## START

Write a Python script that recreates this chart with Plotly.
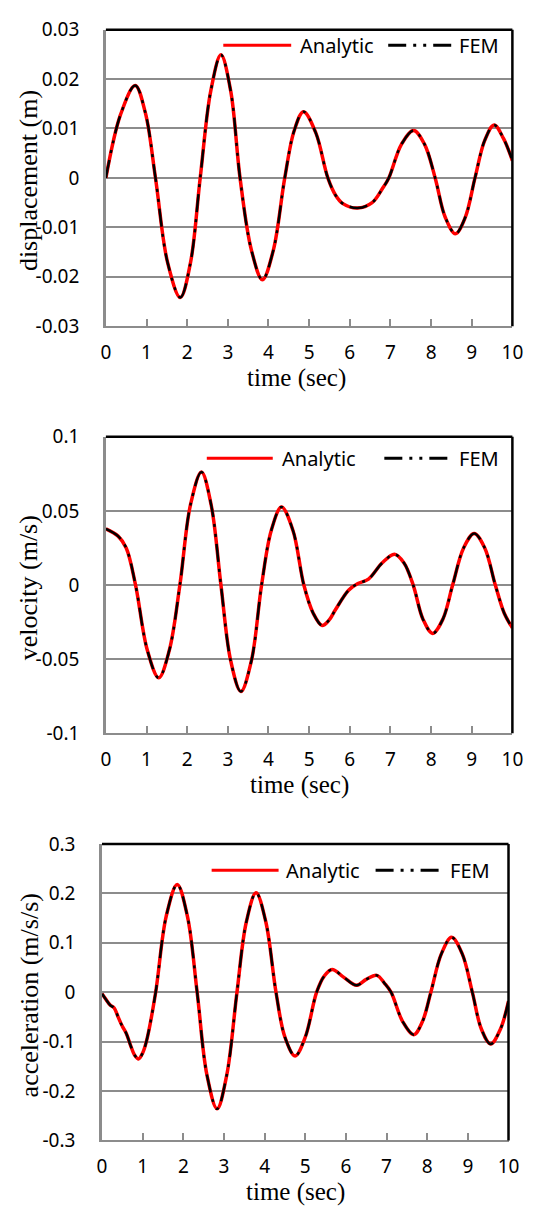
import plotly.graph_objects as go

# ---- data: response histories (time in sec) ----
disp_t = [0, 0.36, 0.72, 0.97, 1.22, 1.52, 1.83, 2.08, 2.32, 2.58, 2.83, 3.07, 3.30,
          3.58, 3.85, 4.12, 4.40, 4.63, 4.86, 5.16, 5.46, 5.65, 5.83, 6.19, 6.55, 6.80,
          6.96, 7.27, 7.57, 7.84, 8.10, 8.35, 8.60, 8.84, 9.08, 9.32, 9.55, 9.78, 10.0]
disp_v = [0, 0.0128, 0.0187, 0.0132, 0, -0.0172, -0.0242, -0.0172, 0, 0.0176, 0.0249,
          0.0176, 0, -0.0146, -0.0206, -0.0146, 0, 0.0095, 0.0134, 0.0092, 0, -0.0035,
          -0.0052, -0.0061, -0.0050, -0.0022, 0, 0.0068, 0.0096, 0.0068, 0, -0.0080,
          -0.0113, -0.0080, 0, 0.0076, 0.0107, 0.0080, 0.0035]

vel_t = [0, 0.3, 0.5, 0.73, 1.02, 1.30, 1.56, 1.82, 2.08, 2.35, 2.59, 2.83, 3.07, 3.32,
         3.58, 3.83, 4.07, 4.32, 4.60, 4.87, 5.10, 5.32, 5.48, 5.65, 5.97, 6.20, 6.46,
         6.80, 7.10, 7.33, 7.56, 7.80, 8.04, 8.29, 8.53, 8.80, 9.06, 9.32, 9.58, 9.80,
         10.0]
vel_v = [0.0379, 0.033, 0.025, 0, -0.044, -0.0626, -0.044, 0, 0.054, 0.0762, 0.054, 0,
         -0.051, -0.0718, -0.051, 0, 0.037, 0.0526, 0.037, 0, -0.019, -0.0273, -0.024,
         -0.0165, -0.0035, 0.001, 0.004, 0.015, 0.0207, 0.015, 0, -0.023, -0.0326,
         -0.023, 0, 0.025, 0.0348, 0.025, 0, -0.019, -0.0289]

acc_t = [0, 0.1, 0.2, 0.3, 0.4, 0.5, 0.6, 0.7, 0.8, 0.9, 1.0, 1.1, 1.32, 1.58, 1.85,
         2.10, 2.34, 2.58, 2.83, 3.07, 3.32, 3.55, 3.79, 4.03, 4.28, 4.50, 4.75, 5.00,
         5.28, 5.47, 5.66, 5.95, 6.26, 6.50, 6.76, 6.95, 7.11, 7.40, 7.67, 7.88, 8.09,
         8.35, 8.60, 8.86, 9.11, 9.33, 9.56, 9.80, 10.0]
acc_v = [-0.003, -0.015, -0.026, -0.032, -0.051, -0.069, -0.084, -0.107, -0.127, -0.135,
         -0.123, -0.097, 0, 0.154, 0.218, 0.154, 0, -0.167, -0.236, -0.167, 0, 0.142,
         0.201, 0.142, 0, -0.091, -0.129, -0.091, 0, 0.033, 0.046, 0.030, 0.014, 0.026,
         0.034, 0.018, 0, -0.060, -0.086, -0.060, 0, 0.078, 0.111, 0.078, 0, -0.074,
         -0.105, -0.075, -0.018]

# ---- tick labels ----
x_ticks = list(range(0, 11))
x_ticklabels = [str(v) for v in x_ticks]
disp_ticks = [0.03, 0.02, 0.01, 0, -0.01, -0.02, -0.03]
disp_ticklabels = ["0.03", "0.02", "0.01", "0", "-0.01", "-0.02", "-0.03"]
vel_ticks = [0.1, 0.05, 0, -0.05, -0.1]
vel_ticklabels = ["0.1", "0.05", "0", "-0.05", "-0.1"]
acc_ticks = [0.3, 0.2, 0.1, 0, -0.1, -0.2, -0.3]
acc_ticklabels = ["0.3", "0.2", "0.1", "0", "-0.1", "-0.2", "-0.3"]

y_titles = ["displacement (m)", "velocity (m/s)", "acceleration (m/s/s)"]
x_title = "time (sec)"
series_names = ["Analytic", "FEM"]

W, H = 536, 1221
RED = "#FF0000"
GRID = "#8C8C8C"
FEM_DASH = "18px,7px,3px,7px,3px,7px"
SANS = "Noto Sans, Open Sans, sans-serif"
SERIF = "Liberation Serif, Times New Roman, serif"


def px(x):
    return x / W


def py(y):
    return 1 - y / H


# plot-area boxes in pixels: left, right, top, bottom
boxes = [(104, 523, 17, 320), (104, 523, 433, 736), (100, 519, 849, 1152)]
panels = [
    (disp_t, disp_v, disp_ticks, disp_ticklabels, (-0.03, 0.03)),
    (vel_t, vel_v, vel_ticks, vel_ticklabels, (-0.1, 0.1)),
    (acc_t, acc_v, acc_ticks, acc_ticklabels, (-0.3, 0.3)),
]
# legend sample positions (px): red line x0,x1, text x, fem line x0,x1, fem text x, y
legend_pos = [
    (225, 295, 302, 395, 460, 466, 33),
    (208, 276, 283, 391, 457, 466, 455),
    (213, 282, 288, 382, 450, 457, 876),
]
# horizontal shift of the x-axis title relative to the plot centre
xtitle_shift = [-13, -10, -10]

fig = go.Figure()
shapes = []
annotations = []

for i, ((t, v, yt, ytl, yr), (l, r, tp, bt), lg) in enumerate(zip(panels, boxes, legend_pos)):
    n = "" if i == 0 else str(i + 1)
    xa, ya = "x" + n, "y" + n
    fig.add_trace(go.Scatter(x=t, y=v, xaxis=xa, yaxis=ya, mode="lines",
                             name=series_names[0], showlegend=False,
                             line=dict(color=RED, width=3.5, shape="spline", smoothing=1)))
    fig.add_trace(go.Scatter(x=t, y=v, xaxis=xa, yaxis=ya, mode="lines",
                             name=series_names[1], showlegend=False,
                             line=dict(color="black", width=2.5, dash=FEM_DASH,
                                       shape="spline", smoothing=1)))
    fig.update_layout(**{
        "xaxis" + n: dict(domain=[px(l), px(r)], anchor=ya, range=[0, 10],
                          tickvals=x_ticks, ticktext=x_ticklabels,
                          showgrid=False, zeroline=False,
                          showline=True, linecolor=GRID, linewidth=2,
                          ticks="inside", ticklen=7, tickwidth=1.5, tickcolor=GRID,
                          ticklabelstandoff=8,
                          tickfont=dict(family=SANS, size=19, color="black")),
        "yaxis" + n: dict(domain=[py(bt), py(tp)], anchor=xa, range=list(yr),
                          tickvals=yt, ticktext=ytl,
                          showgrid=True, gridcolor=GRID, gridwidth=1.5,
                          zeroline=False,
                          showline=True, linecolor=GRID, linewidth=2.5,
                          ticks="", ticklabelstandoff=20,
                          tickfont=dict(family=SANS, size=19, color="black")),
    })
    # black frame on top and right
    shapes.append(dict(type="line", xref="paper", yref="paper",
                       x0=px(l), x1=px(r), y0=py(tp), y1=py(tp),
                       line=dict(color="black", width=2.5), layer="above"))
    shapes.append(dict(type="line", xref="paper", yref="paper",
                       x0=px(r), x1=px(r), y0=py(tp), y1=py(bt),
                       line=dict(color="black", width=2.5), layer="above"))
    # axis titles
    annotations.append(dict(text=y_titles[i], xref="paper", yref="paper",
                            x=px(25), y=py((tp + bt) / 2 + 3), textangle=-90,
                            showarrow=False, xanchor="center", yanchor="middle",
                            font=dict(family=SERIF, size=26, color="black")))
    annotations.append(dict(text=x_title, xref="paper", yref="paper",
                            x=px((l + r) / 2 + xtitle_shift[i]), y=py(bt + 53),
                            showarrow=False, xanchor="center", yanchor="middle",
                            font=dict(family=SERIF, size=25, color="black")))
    # legend
    rx0, rx1, atx, fx0, fx1, ftx, ly = lg
    shapes.append(dict(type="line", xref="paper", yref="paper",
                       x0=px(rx0), x1=px(rx1), y0=py(ly), y1=py(ly),
                       line=dict(color=RED, width=3)))
    shapes.append(dict(type="line", xref="paper", yref="paper",
                       x0=px(fx0), x1=px(fx1), y0=py(ly), y1=py(ly),
                       line=dict(color="black", width=3, dash=FEM_DASH)))
    annotations.append(dict(text=series_names[0], xref="paper", yref="paper",
                            x=px(atx), y=py(ly), showarrow=False,
                            xanchor="left", yanchor="middle",
                            font=dict(family=SANS, size=20, color="black")))
    annotations.append(dict(text=series_names[1], xref="paper", yref="paper",
                            x=px(ftx), y=py(ly), showarrow=False,
                            xanchor="left", yanchor="middle",
                            font=dict(family=SANS, size=20, color="black")))

fig.update_layout(width=W, height=H, margin=dict(l=0, r=0, t=0, b=0),
                  paper_bgcolor="white", plot_bgcolor="white",
                  shapes=shapes, annotations=annotations, showlegend=False)

fig.write_html("out.html",
               post_script="document.body.style.margin='0';"
                           "document.body.style.overflow='hidden';")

## END

SHORT TASK >> Skip every picture and return the lines above from the top through the one that contains "import plotly.graph_objects as go".

RESPONSE FOR THIS EXERCISE >>
Write a Python script that recreates this chart with Plotly.
import plotly.graph_objects as go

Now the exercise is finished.